Quebec City is still a port city, and being from the Prairies, I was intrigued to sit of an evening in the hotel lounge and watch the lights come on on the Bunge elevator in the port below.

Inextricably linked with memories of Quebec and history are memories of Quebec and food. Tourtiere. Pork and beans with maple syrup. Fresh asparagus. Simple bread pudding with the clearest maple syrup I have ever seen. Pheasant. Maple syrup pie.

The best food memory, though, is the simplest. On a wet, snowy day, when walking would have been too uncomfortable, we took a bus tour to the country outside of Quebec City, stopping at a little country place called Chez Marie.

The proprietoress bakes bread daily in an outside oven. For one loonie, she will serve a slice of that homemade bread slathered with maple butter.

Eaten on a cold, rainy day by an open fire, it was an event to be savored.

I brought back something else from Quebec City besides maple butter and memories of food – a determination that, particularly in our rural areas, we must become more tourist-conscious.

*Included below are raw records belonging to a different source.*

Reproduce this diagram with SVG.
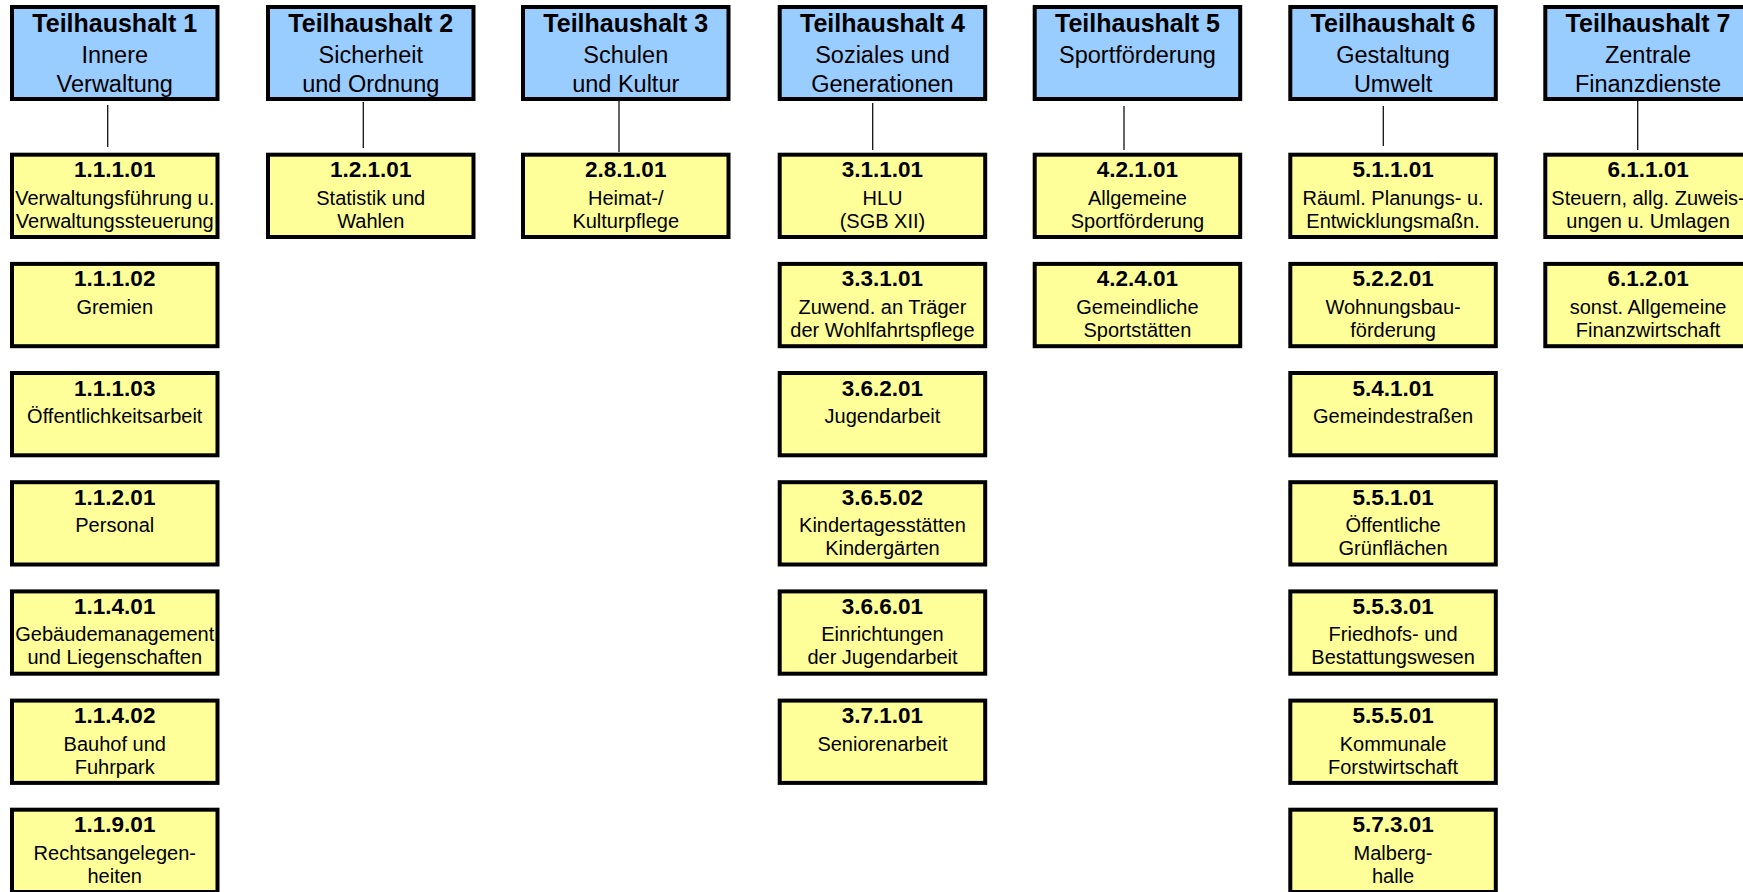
<svg xmlns="http://www.w3.org/2000/svg" width="1743" height="892" viewBox="0 0 1743 892">
<style>
.th{fill:#99CCFF;stroke:#000;stroke-width:4}
.pr{fill:#FFFF99;stroke:#000;stroke-width:4}
text{font-family:"Liberation Sans",Arial,sans-serif;fill:#000;text-anchor:middle}
.t1{font-size:25px;font-weight:bold}
.t2{font-size:23.5px}
.c{font-size:22.5px;font-weight:bold}
.s{font-size:20px}
.cn line{stroke:#111;stroke-width:1.3}
</style>
<rect width="1743" height="892" fill="#fff"/>
<g id="connectors" class="cn">
<line x1="107.7" y1="105" x2="107.7" y2="147"/>
<line x1="363.3" y1="102" x2="363.3" y2="148"/>
<line x1="619" y1="101" x2="619" y2="152"/>
<line x1="872.7" y1="103" x2="872.7" y2="150"/>
<line x1="1124" y1="106" x2="1124" y2="150"/>
<line x1="1383.3" y1="106" x2="1383.3" y2="146"/>
<line x1="1637.7" y1="101" x2="1637.7" y2="150"/>
</g>
<!-- Headers -->
<g id="th1"><rect class="th" x="12" y="7" width="205.5" height="92"/><text class="t1" x="114.75" y="32">Teilhaushalt 1</text><text class="t2" x="114.75" y="63.3">Innere</text><text class="t2" x="114.75" y="91.5">Verwaltung</text></g>
<g id="th2"><rect class="th" x="268" y="7" width="205.5" height="92"/><text class="t1" x="370.75" y="32">Teilhaushalt 2</text><text class="t2" x="370.75" y="63.3">Sicherheit</text><text class="t2" x="370.75" y="91.5">und Ordnung</text></g>
<g id="th3"><rect class="th" x="523" y="7" width="205.5" height="92"/><text class="t1" x="625.75" y="32">Teilhaushalt 3</text><text class="t2" x="625.75" y="63.3">Schulen</text><text class="t2" x="625.75" y="91.5">und Kultur</text></g>
<g id="th4"><rect class="th" x="779.7" y="7" width="205.5" height="92"/><text class="t1" x="882.45" y="32">Teilhaushalt 4</text><text class="t2" x="882.45" y="63.3">Soziales und</text><text class="t2" x="882.45" y="91.5">Generationen</text></g>
<g id="th5"><rect class="th" x="1034.7" y="7" width="205.5" height="92"/><text class="t1" x="1137.45" y="32">Teilhaushalt 5</text><text class="t2" x="1137.45" y="63.3">Sportförderung</text></g>
<g id="th6"><rect class="th" x="1290.3" y="7" width="205.5" height="92"/><text class="t1" x="1393.05" y="32">Teilhaushalt 6</text><text class="t2" x="1393.05" y="63.3">Gestaltung</text><text class="t2" x="1393.05" y="91.5">Umwelt</text></g>
<g id="th7"><rect class="th" x="1545.3" y="7" width="205.5" height="92"/><text class="t1" x="1648.05" y="32">Teilhaushalt 7</text><text class="t2" x="1648.05" y="63.3">Zentrale</text><text class="t2" x="1648.05" y="91.5">Finanzdienste</text></g>
<!-- Column 1 -->
<g id="p1-1-1-01"><rect class="pr" x="12" y="154.7" width="205.5" height="82.3"/><text class="c" x="114.75" y="177.2">1.1.1.01</text><text class="s" x="114.75" y="204.7">Verwaltungsführung u.</text><text class="s" x="114.75" y="227.7">Verwaltungssteuerung</text></g>
<g id="p1-1-1-02"><rect class="pr" x="12" y="263.9" width="205.5" height="82.3"/><text class="c" x="114.75" y="286.4">1.1.1.02</text><text class="s" x="114.75" y="313.9">Gremien</text></g>
<g id="p1-1-1-03"><rect class="pr" x="12" y="373" width="205.5" height="82.3"/><text class="c" x="114.75" y="395.5">1.1.1.03</text><text class="s" x="114.75" y="423">Öffentlichkeitsarbeit</text></g>
<g id="p1-1-2-01"><rect class="pr" x="12" y="482.2" width="205.5" height="82.3"/><text class="c" x="114.75" y="504.7">1.1.2.01</text><text class="s" x="114.75" y="532.2">Personal</text></g>
<g id="p1-1-4-01"><rect class="pr" x="12" y="591.4" width="205.5" height="82.3"/><text class="c" x="114.75" y="613.9">1.1.4.01</text><text class="s" x="114.75" y="641.4">Gebäudemanagement</text><text class="s" x="114.75" y="664.4">und Liegenschaften</text></g>
<g id="p1-1-4-02"><rect class="pr" x="12" y="700.6" width="205.5" height="82.3"/><text class="c" x="114.75" y="723.1">1.1.4.02</text><text class="s" x="114.75" y="750.6">Bauhof und</text><text class="s" x="114.75" y="773.6">Fuhrpark</text></g>
<g id="p1-1-9-01"><rect class="pr" x="12" y="809.7" width="205.5" height="82.3"/><text class="c" x="114.75" y="832.2">1.1.9.01</text><text class="s" x="114.75" y="859.7">Rechtsangelegen-</text><text class="s" x="114.75" y="882.7">heiten</text></g>
<!-- Column 2 -->
<g id="p1-2-1-01"><rect class="pr" x="268" y="154.7" width="205.5" height="82.3"/><text class="c" x="370.75" y="177.2">1.2.1.01</text><text class="s" x="370.75" y="204.7">Statistik und</text><text class="s" x="370.75" y="227.7">Wahlen</text></g>
<!-- Column 3 -->
<g id="p2-8-1-01"><rect class="pr" x="523" y="154.7" width="205.5" height="82.3"/><text class="c" x="625.75" y="177.2">2.8.1.01</text><text class="s" x="625.75" y="204.7">Heimat-/</text><text class="s" x="625.75" y="227.7">Kulturpflege</text></g>
<!-- Column 4 -->
<g id="p3-1-1-01"><rect class="pr" x="779.7" y="154.7" width="205.5" height="82.3"/><text class="c" x="882.45" y="177.2">3.1.1.01</text><text class="s" x="882.45" y="204.7">HLU</text><text class="s" x="882.45" y="227.7">(SGB XII)</text></g>
<g id="p3-3-1-01"><rect class="pr" x="779.7" y="263.9" width="205.5" height="82.3"/><text class="c" x="882.45" y="286.4">3.3.1.01</text><text class="s" x="882.45" y="313.9">Zuwend. an Träger</text><text class="s" x="882.45" y="336.9">der Wohlfahrtspflege</text></g>
<g id="p3-6-2-01"><rect class="pr" x="779.7" y="373" width="205.5" height="82.3"/><text class="c" x="882.45" y="395.5">3.6.2.01</text><text class="s" x="882.45" y="423">Jugendarbeit</text></g>
<g id="p3-6-5-02"><rect class="pr" x="779.7" y="482.2" width="205.5" height="82.3"/><text class="c" x="882.45" y="504.7">3.6.5.02</text><text class="s" x="882.45" y="532.2">Kindertagesstätten</text><text class="s" x="882.45" y="555.2">Kindergärten</text></g>
<g id="p3-6-6-01"><rect class="pr" x="779.7" y="591.4" width="205.5" height="82.3"/><text class="c" x="882.45" y="613.9">3.6.6.01</text><text class="s" x="882.45" y="641.4">Einrichtungen</text><text class="s" x="882.45" y="664.4">der Jugendarbeit</text></g>
<g id="p3-7-1-01"><rect class="pr" x="779.7" y="700.6" width="205.5" height="82.3"/><text class="c" x="882.45" y="723.1">3.7.1.01</text><text class="s" x="882.45" y="750.6">Seniorenarbeit</text></g>
<!-- Column 5 -->
<g id="p4-2-1-01"><rect class="pr" x="1034.7" y="154.7" width="205.5" height="82.3"/><text class="c" x="1137.45" y="177.2">4.2.1.01</text><text class="s" x="1137.45" y="204.7">Allgemeine</text><text class="s" x="1137.45" y="227.7">Sportförderung</text></g>
<g id="p4-2-4-01"><rect class="pr" x="1034.7" y="263.9" width="205.5" height="82.3"/><text class="c" x="1137.45" y="286.4">4.2.4.01</text><text class="s" x="1137.45" y="313.9">Gemeindliche</text><text class="s" x="1137.45" y="336.9">Sportstätten</text></g>
<!-- Column 6 -->
<g id="p5-1-1-01"><rect class="pr" x="1290.3" y="154.7" width="205.5" height="82.3"/><text class="c" x="1393.05" y="177.2">5.1.1.01</text><text class="s" x="1393.05" y="204.7">Räuml. Planungs- u.</text><text class="s" x="1393.05" y="227.7">Entwicklungsmaßn.</text></g>
<g id="p5-2-2-01"><rect class="pr" x="1290.3" y="263.9" width="205.5" height="82.3"/><text class="c" x="1393.05" y="286.4">5.2.2.01</text><text class="s" x="1393.05" y="313.9">Wohnungsbau-</text><text class="s" x="1393.05" y="336.9">förderung</text></g>
<g id="p5-4-1-01"><rect class="pr" x="1290.3" y="373" width="205.5" height="82.3"/><text class="c" x="1393.05" y="395.5">5.4.1.01</text><text class="s" x="1393.05" y="423">Gemeindestraßen</text></g>
<g id="p5-5-1-01"><rect class="pr" x="1290.3" y="482.2" width="205.5" height="82.3"/><text class="c" x="1393.05" y="504.7">5.5.1.01</text><text class="s" x="1393.05" y="532.2">Öffentliche</text><text class="s" x="1393.05" y="555.2">Grünflächen</text></g>
<g id="p5-5-3-01"><rect class="pr" x="1290.3" y="591.4" width="205.5" height="82.3"/><text class="c" x="1393.05" y="613.9">5.5.3.01</text><text class="s" x="1393.05" y="641.4">Friedhofs- und</text><text class="s" x="1393.05" y="664.4">Bestattungswesen</text></g>
<g id="p5-5-5-01"><rect class="pr" x="1290.3" y="700.6" width="205.5" height="82.3"/><text class="c" x="1393.05" y="723.1">5.5.5.01</text><text class="s" x="1393.05" y="750.6">Kommunale</text><text class="s" x="1393.05" y="773.6">Forstwirtschaft</text></g>
<g id="p5-7-3-01"><rect class="pr" x="1290.3" y="809.7" width="205.5" height="82.3"/><text class="c" x="1393.05" y="832.2">5.7.3.01</text><text class="s" x="1393.05" y="859.7">Malberg-</text><text class="s" x="1393.05" y="882.7">halle</text></g>
<!-- Column 7 -->
<g id="p6-1-1-01"><rect class="pr" x="1545.3" y="154.7" width="205.5" height="82.3"/><text class="c" x="1648.05" y="177.2">6.1.1.01</text><text class="s" x="1648.05" y="204.7">Steuern, allg. Zuweis-</text><text class="s" x="1648.05" y="227.7">ungen u. Umlagen</text></g>
<g id="p6-1-2-01"><rect class="pr" x="1545.3" y="263.9" width="205.5" height="82.3"/><text class="c" x="1648.05" y="286.4">6.1.2.01</text><text class="s" x="1648.05" y="313.9">sonst. Allgemeine</text><text class="s" x="1648.05" y="336.9">Finanzwirtschaft</text></g>
</svg>
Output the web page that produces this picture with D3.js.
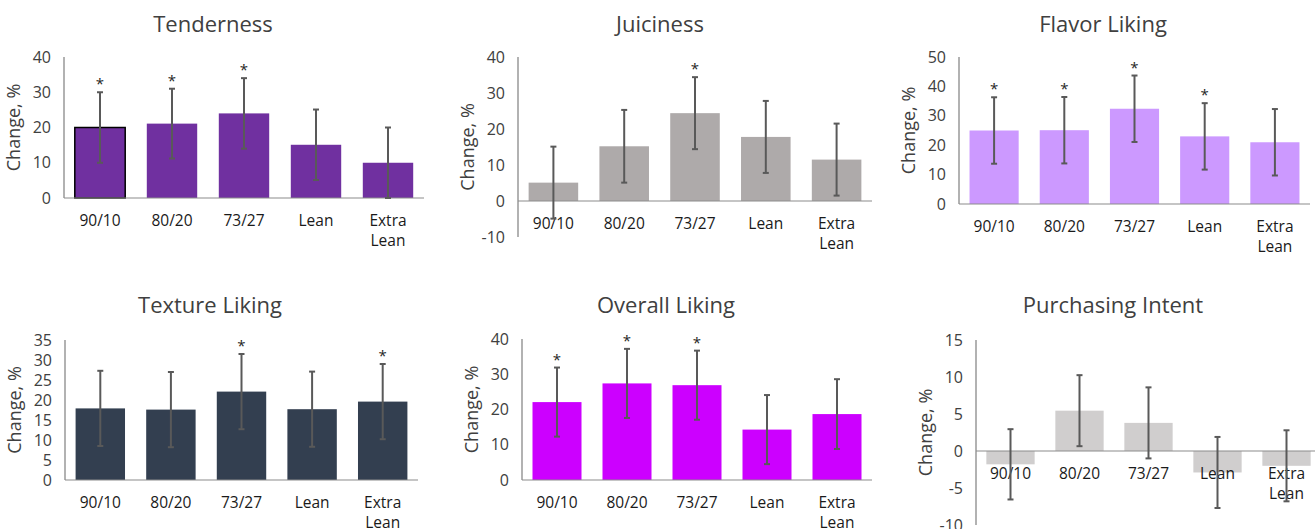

While we may not have the long history of a Quebec City, we do have a lot of history and a lot of interesting things to see.

We should be running more bus tours from our cities to the country.

And there’s no reason why we couldn’t have a lot of “Chez Maries” dotting our countryside, selling home-baked bread with saskatoon berry jam or jam made from the myriad of other berries that grow on the prairie. Just a thought, but it seems to me we have a lot to offer here and we’re selling ourselves short.